start The records
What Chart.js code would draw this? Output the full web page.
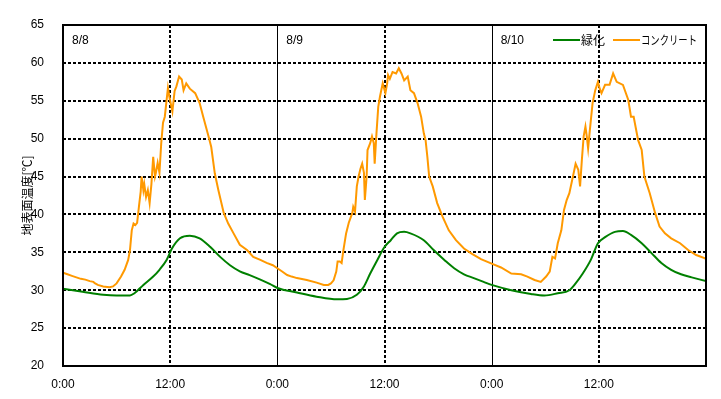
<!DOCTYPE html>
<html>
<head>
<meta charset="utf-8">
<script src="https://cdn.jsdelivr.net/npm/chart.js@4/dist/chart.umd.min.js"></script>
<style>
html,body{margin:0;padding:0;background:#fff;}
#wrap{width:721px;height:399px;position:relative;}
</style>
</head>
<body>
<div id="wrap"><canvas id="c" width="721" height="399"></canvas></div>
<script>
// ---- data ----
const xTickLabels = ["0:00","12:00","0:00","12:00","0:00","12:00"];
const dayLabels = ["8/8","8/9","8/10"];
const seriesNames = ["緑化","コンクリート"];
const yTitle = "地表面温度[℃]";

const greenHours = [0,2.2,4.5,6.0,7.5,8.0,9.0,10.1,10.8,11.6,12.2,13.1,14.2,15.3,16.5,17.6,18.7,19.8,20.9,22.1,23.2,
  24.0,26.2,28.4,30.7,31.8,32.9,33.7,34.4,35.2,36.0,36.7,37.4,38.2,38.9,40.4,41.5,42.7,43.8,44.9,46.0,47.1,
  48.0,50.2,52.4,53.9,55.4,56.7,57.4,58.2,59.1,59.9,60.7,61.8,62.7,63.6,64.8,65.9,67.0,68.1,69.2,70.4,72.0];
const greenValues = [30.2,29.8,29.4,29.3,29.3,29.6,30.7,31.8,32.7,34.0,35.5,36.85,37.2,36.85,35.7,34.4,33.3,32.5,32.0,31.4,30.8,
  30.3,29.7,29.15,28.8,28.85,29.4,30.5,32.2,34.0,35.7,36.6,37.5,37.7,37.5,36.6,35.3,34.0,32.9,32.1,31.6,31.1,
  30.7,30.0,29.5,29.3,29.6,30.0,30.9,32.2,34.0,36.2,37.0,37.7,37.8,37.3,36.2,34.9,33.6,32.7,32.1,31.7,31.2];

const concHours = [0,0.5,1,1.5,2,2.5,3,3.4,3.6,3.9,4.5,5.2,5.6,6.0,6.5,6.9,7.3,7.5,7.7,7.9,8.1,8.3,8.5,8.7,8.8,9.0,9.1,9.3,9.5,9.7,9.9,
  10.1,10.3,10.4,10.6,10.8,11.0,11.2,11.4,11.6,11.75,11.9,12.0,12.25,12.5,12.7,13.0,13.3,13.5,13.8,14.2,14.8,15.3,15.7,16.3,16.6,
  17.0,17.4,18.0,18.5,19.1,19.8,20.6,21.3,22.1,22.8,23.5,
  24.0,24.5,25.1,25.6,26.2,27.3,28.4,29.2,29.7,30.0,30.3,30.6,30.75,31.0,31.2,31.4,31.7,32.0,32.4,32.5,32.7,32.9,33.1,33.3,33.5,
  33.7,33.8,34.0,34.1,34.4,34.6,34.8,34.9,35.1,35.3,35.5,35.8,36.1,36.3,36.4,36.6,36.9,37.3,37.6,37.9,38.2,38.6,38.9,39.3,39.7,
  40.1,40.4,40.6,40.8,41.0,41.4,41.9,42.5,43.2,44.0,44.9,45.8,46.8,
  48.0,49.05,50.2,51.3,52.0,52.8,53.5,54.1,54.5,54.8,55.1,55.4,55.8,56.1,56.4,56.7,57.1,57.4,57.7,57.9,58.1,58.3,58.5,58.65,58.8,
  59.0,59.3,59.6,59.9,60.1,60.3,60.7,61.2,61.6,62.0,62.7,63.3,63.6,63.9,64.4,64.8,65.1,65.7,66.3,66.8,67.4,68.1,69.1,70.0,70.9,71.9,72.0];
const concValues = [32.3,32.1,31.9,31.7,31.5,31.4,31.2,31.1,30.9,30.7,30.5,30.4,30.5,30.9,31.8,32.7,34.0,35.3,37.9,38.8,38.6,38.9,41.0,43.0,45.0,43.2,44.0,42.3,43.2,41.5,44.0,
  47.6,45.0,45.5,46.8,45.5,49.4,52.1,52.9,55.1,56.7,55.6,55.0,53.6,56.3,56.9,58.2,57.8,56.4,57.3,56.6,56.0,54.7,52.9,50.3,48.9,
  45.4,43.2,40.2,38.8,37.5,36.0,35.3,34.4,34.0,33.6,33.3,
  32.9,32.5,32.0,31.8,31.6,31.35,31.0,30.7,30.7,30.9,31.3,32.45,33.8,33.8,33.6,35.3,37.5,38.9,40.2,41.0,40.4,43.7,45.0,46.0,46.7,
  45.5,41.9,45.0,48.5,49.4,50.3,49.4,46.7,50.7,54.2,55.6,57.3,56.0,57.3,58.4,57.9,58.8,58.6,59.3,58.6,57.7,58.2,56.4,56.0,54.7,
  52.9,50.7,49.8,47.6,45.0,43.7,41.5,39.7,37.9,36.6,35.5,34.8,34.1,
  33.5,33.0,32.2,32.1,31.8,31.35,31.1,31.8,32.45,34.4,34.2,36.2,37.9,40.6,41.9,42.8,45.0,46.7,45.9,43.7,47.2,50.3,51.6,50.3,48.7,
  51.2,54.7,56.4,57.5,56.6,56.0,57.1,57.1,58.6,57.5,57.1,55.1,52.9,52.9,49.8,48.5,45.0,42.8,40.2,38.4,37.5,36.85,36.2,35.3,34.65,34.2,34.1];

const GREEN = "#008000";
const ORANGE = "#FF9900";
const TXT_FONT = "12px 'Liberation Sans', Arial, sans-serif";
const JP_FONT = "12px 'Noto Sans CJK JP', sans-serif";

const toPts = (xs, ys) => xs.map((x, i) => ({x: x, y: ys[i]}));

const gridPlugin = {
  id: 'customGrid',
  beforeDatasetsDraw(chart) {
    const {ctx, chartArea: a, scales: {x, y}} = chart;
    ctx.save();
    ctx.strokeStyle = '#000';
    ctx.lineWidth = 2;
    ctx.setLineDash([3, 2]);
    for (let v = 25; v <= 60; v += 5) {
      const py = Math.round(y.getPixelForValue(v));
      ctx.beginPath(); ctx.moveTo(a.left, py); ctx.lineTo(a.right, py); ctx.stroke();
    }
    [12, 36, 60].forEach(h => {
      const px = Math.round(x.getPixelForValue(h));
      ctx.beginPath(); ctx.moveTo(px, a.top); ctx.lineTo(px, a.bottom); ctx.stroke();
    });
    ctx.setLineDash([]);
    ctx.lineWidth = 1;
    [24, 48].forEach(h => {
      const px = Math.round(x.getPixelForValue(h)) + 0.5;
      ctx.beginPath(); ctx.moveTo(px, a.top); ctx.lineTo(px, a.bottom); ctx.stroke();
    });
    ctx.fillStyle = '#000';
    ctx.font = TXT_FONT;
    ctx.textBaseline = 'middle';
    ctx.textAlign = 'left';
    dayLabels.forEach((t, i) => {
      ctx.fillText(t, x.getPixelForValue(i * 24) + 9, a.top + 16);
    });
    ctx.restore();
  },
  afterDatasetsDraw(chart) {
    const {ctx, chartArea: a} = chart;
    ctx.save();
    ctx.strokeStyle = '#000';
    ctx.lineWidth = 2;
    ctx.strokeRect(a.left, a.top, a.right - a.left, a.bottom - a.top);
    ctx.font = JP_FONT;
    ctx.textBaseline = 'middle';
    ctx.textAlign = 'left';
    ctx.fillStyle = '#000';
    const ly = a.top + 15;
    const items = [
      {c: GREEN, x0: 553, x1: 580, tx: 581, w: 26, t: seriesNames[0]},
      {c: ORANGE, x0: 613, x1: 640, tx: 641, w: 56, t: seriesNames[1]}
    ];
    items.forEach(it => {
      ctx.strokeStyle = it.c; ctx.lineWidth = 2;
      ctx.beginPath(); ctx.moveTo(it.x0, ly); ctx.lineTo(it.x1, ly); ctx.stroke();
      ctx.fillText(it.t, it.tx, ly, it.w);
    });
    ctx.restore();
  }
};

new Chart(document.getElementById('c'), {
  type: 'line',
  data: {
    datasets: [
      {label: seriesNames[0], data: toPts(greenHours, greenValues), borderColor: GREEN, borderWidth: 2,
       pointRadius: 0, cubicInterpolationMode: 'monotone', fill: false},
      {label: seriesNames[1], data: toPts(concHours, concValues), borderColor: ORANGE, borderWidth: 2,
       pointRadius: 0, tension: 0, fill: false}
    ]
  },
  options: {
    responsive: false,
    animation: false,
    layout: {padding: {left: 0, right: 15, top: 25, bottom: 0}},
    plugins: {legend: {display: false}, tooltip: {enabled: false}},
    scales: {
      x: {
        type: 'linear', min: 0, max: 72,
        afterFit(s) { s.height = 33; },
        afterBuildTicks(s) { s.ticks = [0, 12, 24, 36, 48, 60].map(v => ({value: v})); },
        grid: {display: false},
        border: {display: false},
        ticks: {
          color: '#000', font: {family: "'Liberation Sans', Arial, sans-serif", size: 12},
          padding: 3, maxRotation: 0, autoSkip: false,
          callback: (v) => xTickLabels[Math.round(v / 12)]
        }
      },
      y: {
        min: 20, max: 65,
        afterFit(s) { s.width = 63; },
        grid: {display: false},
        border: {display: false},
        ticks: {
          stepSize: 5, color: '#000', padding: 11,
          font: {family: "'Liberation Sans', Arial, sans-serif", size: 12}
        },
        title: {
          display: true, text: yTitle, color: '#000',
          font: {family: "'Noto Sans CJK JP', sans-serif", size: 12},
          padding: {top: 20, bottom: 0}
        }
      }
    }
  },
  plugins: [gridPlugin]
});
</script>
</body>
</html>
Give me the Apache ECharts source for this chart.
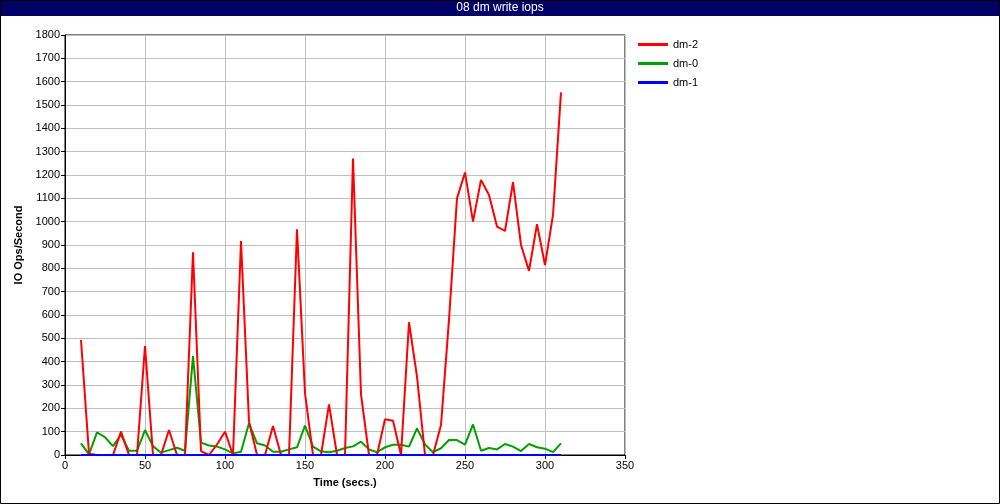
end The records
Set exercise:
Of all the lines in the material above, how many contain the word "this"? Give only the count.

Result:
2